IT professionals and developers have a lot to be excited about in the 2016 release of Windows Server and System Center. Microsoft is optimizing Windows Server 2016 for innovation in the cloud, and optimizing System Center 2016 for management across private and public cloud environments.
Windows Server 2016 is the cloud-ready operating system that supports customers’ current workloads and introduces new technologies that make it easy for customers to transition to cloud computing when they are ready. Windows Server 2016 delivers powerful new layers of security along with Azure-inspired innovation for the applications and infrastructure that power business. Advances in computing, networking, storage, and security give customers added flexibility to meet changing business requirements. Modern application platform features, including Windows Server containers and the Nano Server installation option, increase speed and agility.
System Center 2016 delivers a simplified datacenter management experience to keep customers in control of IT—whether on-premises, in the cloud, or across platforms. The solution builds on the experience and depth of previous versions and extends capabilities with Microsoft Operations Management Suite to give customers visibility and control of data and applications that live across multiple systems–from a single solution.
More information about the exciting product innovations in Windows Server 2016 and System Center 2016 can be found at these links:
Microsoft.com-Cloud Platform-Windows Server 2016
Microsoft.com-Cloud Platform-System Center 2016
2. What editions are available in Windows Server 2016 ?
Customers can choose from three primary editions of Windows Server, based on the size of the organization as well as virtualization and datacenter requirements:
• Datacenter Edition is ideal for highly virtualized and software-defined datacenter environments.
• Standard Edition is ideal for customers with low density or non-virtualized environments.
• Essentials Edition is a cloud-connected first server, ideal for small businesses with up to 25 users and 50 devices.

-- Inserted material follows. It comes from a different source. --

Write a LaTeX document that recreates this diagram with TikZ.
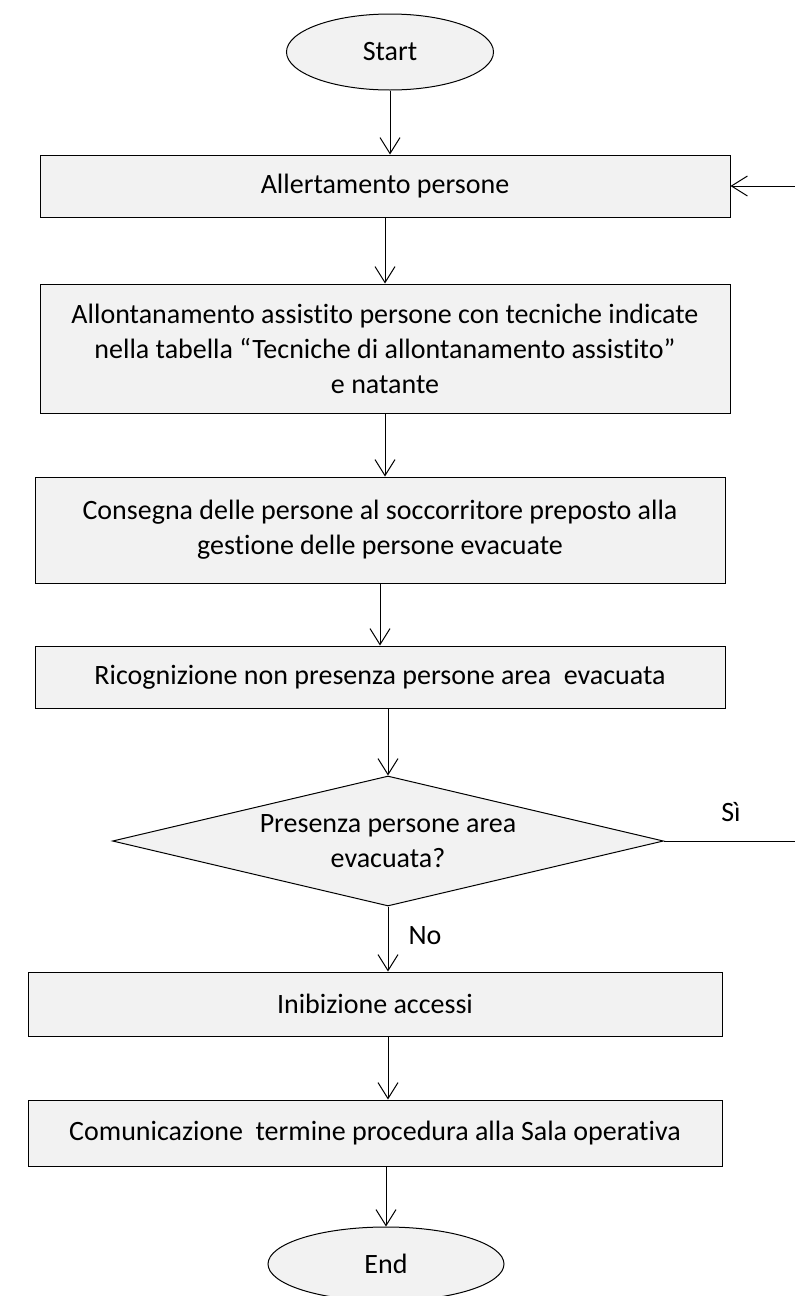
\documentclass[tikz,border=0pt]{standalone}
\usepackage{fontspec}
\setmainfont{Carlito}[Ligatures=NoCommon]
\usetikzlibrary{arrows.meta,shapes.geometric}
\definecolor{boxfill}{HTML}{F2F2F2}
\begin{document}
\begin{tikzpicture}[x=1pt,y=-1pt,
  every node/.style={font=\fontsize{28}{35}\selectfont},
  procbox/.style={draw=black,line width=1pt,fill=boxfill,rectangle,inner sep=0pt,align=center},
  term/.style={draw=black,line width=1pt,fill=boxfill,ellipse,inner sep=0pt},
  decis/.style={draw=black,line width=1pt,fill=boxfill,diamond,inner sep=0pt,align=center,minimum width=551pt,minimum height=130pt,aspect=4.23},
  arr/.style={line width=1pt,-{Straight Barb[length=16pt,width=20pt,line width=1pt]}},
  lbl/.style={inner sep=0pt}]
\useasboundingbox (0,0) rectangle (795,1296);
\node[term,minimum width=207pt,minimum height=76pt] (start) at (390,52) {Start};
\node[procbox,minimum width=690pt,minimum height=62pt] (b1) at (385,186) {Allertamento persone};
\node[procbox,minimum width=690pt,minimum height=129pt] (b2) at (385,348.5) {Allontanamento assistito persone con tecniche indicate\\nella tabella “Tecniche di allontanamento assistito”\\e natante};
\node[procbox,minimum width=690pt,minimum height=106pt] (b3) at (380,530) {Consegna delle persone al soccorritore preposto alla\\gestione delle persone evacuate};
\node[procbox,minimum width=690pt,minimum height=62pt] (b4) at (380,677) {Ricognizione non presenza persone area\ \ evacuata};
\node[decis] (dia) at (388,841) {Presenza persone area\\evacuata?};
\node[procbox,minimum width=694pt,minimum height=64pt] (b5) at (375,1004) {Inibizione accessi};
\node[procbox,minimum width=694pt,minimum height=66pt] (b6) at (375,1133) {Comunicazione\ \ termine procedura alla Sala operativa};
\node[term,minimum width=236pt,minimum height=74pt] (end) at (386,1264) {End};
\node[lbl] (si) at (731,812) {Sì};
\node[lbl] (no) at (425,936) {No};
\draw[arr] (start.south) -- (start.south |- b1.north);
\draw[arr] (b1.south) -- (b1.south |- b2.north);
\draw[arr] (b2.south) -- (b2.south |- b3.north);
\draw[arr] (b3.south) -- (b3.south |- b4.north);
\draw[arr] (b4.south -| dia.north) -- (dia.north);
\draw[arr] (dia.south) -- (dia.south |- b5.north);
\draw[arr] (b5.south -| dia.south) -- (dia.south |- b6.north);
\draw[arr] (b6.south -| end.north) -- (end.north);
\coordinate (loopc) at (802,841);
\draw[arr] (dia.east) -- (loopc) |- (b1.east);
\end{tikzpicture}
\end{document}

Essentials is a good option for customers currently using the Foundation Edition, which is not available with Windows Server 2016.
3. What are the new features in Windows Server 2016 ?
Windows Server 2016 customers benefit from a variety of new features. New features in Standard Edition include Nano Server and unlimited Windows Server containers; customers also receive rights to two Operating System Environments (OSEs) or Hyper-V containers. New features exclusive to Datacenter Edition include Shielded Virtual Machines, software-defined networking, Storage Spaces Direct, and Storage Replica; customers receive rights to unlimited OSEs or Hyper-V containers and unlimited Windows Server containers.
4. How is licensing changing with Windows Server 2016 and System Center 2016 ?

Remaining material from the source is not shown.